Chris Nuzzaco
March 6th, 2008, 12:26 PM
This was shot using an Andromeda DVX100.
http://www.chrisnuzzaco.com/special_uploads/filtertest.tif
That is a cropped screen shot from AE. I'm not sure how much information gets captured during a screen shot though, so it might not be a full 16 bit file, but its much nicer than the quicktime I compressed.
Remember to view with a proper gamma of 2.2, your browser might display it wrong.
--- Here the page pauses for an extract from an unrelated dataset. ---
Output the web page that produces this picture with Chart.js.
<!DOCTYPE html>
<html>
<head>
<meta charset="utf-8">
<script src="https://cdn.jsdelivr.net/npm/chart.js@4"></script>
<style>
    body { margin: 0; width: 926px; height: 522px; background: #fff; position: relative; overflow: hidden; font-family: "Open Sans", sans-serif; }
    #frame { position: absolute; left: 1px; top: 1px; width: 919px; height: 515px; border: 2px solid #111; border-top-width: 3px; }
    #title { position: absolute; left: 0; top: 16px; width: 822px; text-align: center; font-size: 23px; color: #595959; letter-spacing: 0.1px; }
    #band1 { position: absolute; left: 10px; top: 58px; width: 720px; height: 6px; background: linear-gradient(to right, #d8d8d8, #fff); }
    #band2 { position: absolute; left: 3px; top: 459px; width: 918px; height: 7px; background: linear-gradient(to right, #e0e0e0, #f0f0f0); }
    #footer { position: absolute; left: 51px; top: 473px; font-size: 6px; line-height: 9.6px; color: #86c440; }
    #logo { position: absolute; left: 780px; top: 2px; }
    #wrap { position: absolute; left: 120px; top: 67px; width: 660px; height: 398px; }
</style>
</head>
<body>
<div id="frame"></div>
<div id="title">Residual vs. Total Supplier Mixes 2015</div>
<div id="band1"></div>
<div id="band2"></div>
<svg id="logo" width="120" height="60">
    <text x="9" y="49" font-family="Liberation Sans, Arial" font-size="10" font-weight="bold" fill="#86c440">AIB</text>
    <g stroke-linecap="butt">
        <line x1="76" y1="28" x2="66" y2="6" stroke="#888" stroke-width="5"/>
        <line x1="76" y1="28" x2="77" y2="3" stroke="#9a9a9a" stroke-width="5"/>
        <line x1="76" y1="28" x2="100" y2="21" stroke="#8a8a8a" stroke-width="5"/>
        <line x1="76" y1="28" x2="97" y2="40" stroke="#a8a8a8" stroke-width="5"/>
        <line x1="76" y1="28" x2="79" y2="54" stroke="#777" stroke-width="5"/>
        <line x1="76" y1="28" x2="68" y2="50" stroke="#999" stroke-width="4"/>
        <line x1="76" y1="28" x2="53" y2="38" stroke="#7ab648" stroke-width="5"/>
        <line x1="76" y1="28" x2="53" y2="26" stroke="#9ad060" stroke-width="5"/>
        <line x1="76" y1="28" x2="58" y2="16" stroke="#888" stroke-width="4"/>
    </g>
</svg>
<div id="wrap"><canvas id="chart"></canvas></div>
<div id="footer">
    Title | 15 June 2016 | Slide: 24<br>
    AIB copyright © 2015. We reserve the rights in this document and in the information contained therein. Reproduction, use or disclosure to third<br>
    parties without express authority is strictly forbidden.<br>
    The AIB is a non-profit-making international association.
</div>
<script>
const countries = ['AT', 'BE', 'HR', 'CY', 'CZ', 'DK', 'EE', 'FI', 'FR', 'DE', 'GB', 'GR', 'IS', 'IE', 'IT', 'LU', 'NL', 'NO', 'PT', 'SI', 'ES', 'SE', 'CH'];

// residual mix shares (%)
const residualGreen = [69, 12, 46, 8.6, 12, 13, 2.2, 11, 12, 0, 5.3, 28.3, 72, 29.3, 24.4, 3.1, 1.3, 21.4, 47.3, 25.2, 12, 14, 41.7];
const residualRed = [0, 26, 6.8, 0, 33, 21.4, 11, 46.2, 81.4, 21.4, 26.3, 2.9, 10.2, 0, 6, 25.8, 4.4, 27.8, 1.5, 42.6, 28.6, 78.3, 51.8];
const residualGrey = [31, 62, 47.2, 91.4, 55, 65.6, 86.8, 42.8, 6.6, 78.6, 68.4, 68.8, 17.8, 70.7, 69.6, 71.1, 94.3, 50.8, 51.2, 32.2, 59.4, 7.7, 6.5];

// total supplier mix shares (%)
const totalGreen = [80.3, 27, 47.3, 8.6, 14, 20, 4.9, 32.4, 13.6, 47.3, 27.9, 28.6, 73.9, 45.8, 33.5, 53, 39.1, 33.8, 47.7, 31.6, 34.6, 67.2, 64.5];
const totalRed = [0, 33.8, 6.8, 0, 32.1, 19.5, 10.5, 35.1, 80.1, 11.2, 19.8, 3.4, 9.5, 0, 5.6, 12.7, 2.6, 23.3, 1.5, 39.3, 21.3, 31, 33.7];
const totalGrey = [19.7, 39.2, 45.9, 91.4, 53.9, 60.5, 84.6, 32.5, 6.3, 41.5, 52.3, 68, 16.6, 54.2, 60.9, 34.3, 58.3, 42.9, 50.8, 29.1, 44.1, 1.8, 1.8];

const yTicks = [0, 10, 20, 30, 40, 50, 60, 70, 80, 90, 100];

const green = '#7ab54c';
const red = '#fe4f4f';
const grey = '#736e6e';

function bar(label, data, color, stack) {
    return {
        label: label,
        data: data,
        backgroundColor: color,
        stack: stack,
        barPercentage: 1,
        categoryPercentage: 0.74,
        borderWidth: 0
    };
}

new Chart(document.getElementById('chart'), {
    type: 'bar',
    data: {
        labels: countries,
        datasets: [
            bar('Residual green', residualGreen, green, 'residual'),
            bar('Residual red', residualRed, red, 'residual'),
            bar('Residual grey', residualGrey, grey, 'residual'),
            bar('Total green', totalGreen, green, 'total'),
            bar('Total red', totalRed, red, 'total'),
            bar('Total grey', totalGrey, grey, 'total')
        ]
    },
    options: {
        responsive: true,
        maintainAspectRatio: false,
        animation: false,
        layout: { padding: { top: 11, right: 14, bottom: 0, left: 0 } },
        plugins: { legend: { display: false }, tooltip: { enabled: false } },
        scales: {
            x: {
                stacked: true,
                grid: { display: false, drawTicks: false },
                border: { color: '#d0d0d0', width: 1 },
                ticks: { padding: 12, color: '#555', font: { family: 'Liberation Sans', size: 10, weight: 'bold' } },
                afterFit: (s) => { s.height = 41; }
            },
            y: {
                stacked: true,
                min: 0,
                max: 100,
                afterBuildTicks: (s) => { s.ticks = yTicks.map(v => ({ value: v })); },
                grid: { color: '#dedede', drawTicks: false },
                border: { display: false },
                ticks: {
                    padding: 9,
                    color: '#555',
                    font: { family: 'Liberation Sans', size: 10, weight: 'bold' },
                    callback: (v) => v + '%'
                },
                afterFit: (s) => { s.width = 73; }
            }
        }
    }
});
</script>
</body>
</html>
This is an 8 bit Animation file, uncompressed. Remember... its 8 bit, I shot in 10 bit, so if you try to mess with this file, you are missing a full 2 bits of data (thats a lot of extra data), and this is already been tweaked by myself anyways.
About 220 MB:
http://www.chrisnuzzaco.com/special_uploads/filter_test.mov
For those wanting to give editing the footage a whack....
Uncompressed 16 bit tiff image file sequence 463 MB:
http://www.chrisnuzzaco.com/special_uploads/filter_test.zip
These frames were captured linearly at 10 bit, and rendered linearly into a 16 bit space, so the images will look dark on your average 2.2 gamma monitor, but all the data is there. It was also rendered without sharpening. I chose to use more advanced sharpening methods in After Effects, Sculptor HD's sharpening abilities are a bit rudimentary and they tend to accent signal noise. These frames have no lateral CA compensation applied either.
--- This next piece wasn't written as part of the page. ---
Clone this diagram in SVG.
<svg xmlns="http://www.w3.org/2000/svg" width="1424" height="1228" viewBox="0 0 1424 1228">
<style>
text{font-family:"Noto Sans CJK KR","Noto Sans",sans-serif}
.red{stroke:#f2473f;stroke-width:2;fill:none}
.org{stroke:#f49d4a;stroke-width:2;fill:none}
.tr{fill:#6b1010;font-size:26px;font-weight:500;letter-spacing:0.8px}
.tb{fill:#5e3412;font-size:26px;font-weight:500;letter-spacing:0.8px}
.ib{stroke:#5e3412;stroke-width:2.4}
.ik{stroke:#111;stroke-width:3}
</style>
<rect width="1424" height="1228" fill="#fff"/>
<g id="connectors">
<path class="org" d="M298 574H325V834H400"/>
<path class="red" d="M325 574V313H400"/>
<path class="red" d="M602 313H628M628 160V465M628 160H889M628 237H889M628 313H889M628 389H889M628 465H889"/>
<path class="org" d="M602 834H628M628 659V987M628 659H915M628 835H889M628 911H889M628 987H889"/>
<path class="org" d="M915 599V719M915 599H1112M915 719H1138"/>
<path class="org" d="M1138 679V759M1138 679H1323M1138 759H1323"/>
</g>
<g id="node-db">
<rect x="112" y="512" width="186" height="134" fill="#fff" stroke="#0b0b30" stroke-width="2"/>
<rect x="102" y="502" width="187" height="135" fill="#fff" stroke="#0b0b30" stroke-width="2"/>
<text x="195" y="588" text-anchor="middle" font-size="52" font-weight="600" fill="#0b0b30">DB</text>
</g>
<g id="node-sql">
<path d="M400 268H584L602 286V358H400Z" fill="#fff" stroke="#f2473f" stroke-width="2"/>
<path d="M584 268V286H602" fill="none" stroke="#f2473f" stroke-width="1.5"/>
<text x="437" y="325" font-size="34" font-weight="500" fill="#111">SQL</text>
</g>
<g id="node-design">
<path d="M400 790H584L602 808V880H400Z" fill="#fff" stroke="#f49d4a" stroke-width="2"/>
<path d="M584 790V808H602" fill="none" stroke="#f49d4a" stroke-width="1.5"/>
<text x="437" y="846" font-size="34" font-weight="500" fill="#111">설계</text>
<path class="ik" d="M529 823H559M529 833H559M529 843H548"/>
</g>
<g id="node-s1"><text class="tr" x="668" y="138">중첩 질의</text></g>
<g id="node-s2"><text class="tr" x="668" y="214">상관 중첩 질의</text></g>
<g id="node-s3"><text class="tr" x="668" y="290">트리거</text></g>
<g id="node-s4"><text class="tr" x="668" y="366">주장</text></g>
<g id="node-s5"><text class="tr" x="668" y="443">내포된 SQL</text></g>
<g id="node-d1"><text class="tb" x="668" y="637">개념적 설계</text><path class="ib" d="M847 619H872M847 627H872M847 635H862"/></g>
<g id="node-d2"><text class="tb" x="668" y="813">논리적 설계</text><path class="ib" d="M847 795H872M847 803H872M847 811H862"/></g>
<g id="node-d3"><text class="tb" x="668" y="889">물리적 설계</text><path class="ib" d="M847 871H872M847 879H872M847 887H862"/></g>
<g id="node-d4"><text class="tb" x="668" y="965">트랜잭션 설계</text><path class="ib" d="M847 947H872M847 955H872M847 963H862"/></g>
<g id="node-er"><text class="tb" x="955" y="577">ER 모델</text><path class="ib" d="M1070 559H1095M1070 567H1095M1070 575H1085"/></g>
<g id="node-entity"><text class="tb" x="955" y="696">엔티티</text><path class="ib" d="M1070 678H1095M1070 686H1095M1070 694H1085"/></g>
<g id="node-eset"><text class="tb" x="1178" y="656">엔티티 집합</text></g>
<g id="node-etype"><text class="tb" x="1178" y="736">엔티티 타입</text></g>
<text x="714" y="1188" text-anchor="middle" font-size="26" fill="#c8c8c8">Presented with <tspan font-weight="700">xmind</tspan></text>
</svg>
A little bit of information abut the shot:
This was shot using a special manual white balance setting I created that forces the blue and red channels to equal the green channels gain. Basically its a "uni-gain" setting. This effectively turns your camera into a Viper Filmstream like system, where optical white balance brings the best results. The camera is natively balanced for daylight, so I had to use an 80A filter on top of my 90ccM filter. If you load the frame into photo shop and isolate each channel, you will see that all three channels have the exact same amount of noise, which is very low, this is due to the optical white balance. The shot was rendered unsharpened. In After Effects I broke the shot up into individual channels and compensated for the lenses lateral CA, then I applied an unsharp mask to the footage, making sure to not accentuate signal noise. Sharpening is much easier when you have footage with a very low noise floor.
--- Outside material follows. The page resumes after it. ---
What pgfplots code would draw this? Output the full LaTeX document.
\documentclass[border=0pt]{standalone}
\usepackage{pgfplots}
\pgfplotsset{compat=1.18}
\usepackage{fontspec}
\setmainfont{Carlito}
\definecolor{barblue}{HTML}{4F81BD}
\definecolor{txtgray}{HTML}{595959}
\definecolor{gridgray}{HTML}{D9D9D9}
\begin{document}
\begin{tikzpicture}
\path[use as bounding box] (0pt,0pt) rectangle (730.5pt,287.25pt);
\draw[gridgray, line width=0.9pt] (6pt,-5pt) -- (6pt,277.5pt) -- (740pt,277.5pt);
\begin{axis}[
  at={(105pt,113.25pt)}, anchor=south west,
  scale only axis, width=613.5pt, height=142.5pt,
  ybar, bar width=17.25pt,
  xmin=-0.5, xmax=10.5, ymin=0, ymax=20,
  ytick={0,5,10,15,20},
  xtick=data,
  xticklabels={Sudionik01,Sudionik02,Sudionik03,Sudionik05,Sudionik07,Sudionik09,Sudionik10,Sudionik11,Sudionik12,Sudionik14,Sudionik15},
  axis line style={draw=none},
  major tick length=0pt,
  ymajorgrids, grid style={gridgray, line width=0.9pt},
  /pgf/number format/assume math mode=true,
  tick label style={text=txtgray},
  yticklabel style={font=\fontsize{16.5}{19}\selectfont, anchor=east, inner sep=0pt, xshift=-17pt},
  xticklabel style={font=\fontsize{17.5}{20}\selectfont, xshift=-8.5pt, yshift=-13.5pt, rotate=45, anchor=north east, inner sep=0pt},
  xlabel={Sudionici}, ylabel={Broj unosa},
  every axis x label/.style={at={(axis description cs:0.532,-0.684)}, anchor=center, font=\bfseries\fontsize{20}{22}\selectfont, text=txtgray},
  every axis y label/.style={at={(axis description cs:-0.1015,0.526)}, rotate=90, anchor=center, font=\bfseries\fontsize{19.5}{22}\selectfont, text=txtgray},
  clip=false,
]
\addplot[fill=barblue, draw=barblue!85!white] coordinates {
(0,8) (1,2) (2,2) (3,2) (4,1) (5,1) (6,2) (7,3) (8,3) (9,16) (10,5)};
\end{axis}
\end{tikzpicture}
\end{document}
It looks even better when you see it play :)
http://www.chrisnuzzaco.com/special_uploads/filtertest.tif
That is a cropped screen shot from AE. I'm not sure how much information gets captured during a screen shot though, so it might not be a full 16 bit file, but its much nicer than the quicktime I compressed.
Remember to view with a proper gamma of 2.2, your browser might display it wrong.
This is an 8 bit Animation file, uncompressed. Remember... its 8 bit, I shot in 10 bit, so if you try to mess with this file, you are missing a full 2 bits of data (thats a lot of extra data), and this is already been tweaked by myself anyways.
About 220 MB:
http://www.chrisnuzzaco.com/special_uploads/filter_test.mov
For those wanting to give editing the footage a whack....
Uncompressed 16 bit tiff image file sequence 463 MB:
http://www.chrisnuzzaco.com/special_uploads/filter_test.zip
These frames were captured linearly at 10 bit, and rendered linearly into a 16 bit space, so the images will look dark on your average 2.2 gamma monitor, but all the data is there. It was also rendered without sharpening. I chose to use more advanced sharpening methods in After Effects, Sculptor HD's sharpening abilities are a bit rudimentary and they tend to accent signal noise. These frames have no lateral CA compensation applied either.
A little bit of information abut the shot:
This was shot using a special manual white balance setting I created that forces the blue and red channels to equal the green channels gain. Basically its a "uni-gain" setting. This effectively turns your camera into a Viper Filmstream like system, where optical white balance brings the best results. The camera is natively balanced for daylight, so I had to use an 80A filter on top of my 90ccM filter. If you load the frame into photo shop and isolate each channel, you will see that all three channels have the exact same amount of noise, which is very low, this is due to the optical white balance. The shot was rendered unsharpened. In After Effects I broke the shot up into individual channels and compensated for the lenses lateral CA, then I applied an unsharp mask to the footage, making sure to not accentuate signal noise. Sharpening is much easier when you have footage with a very low noise floor.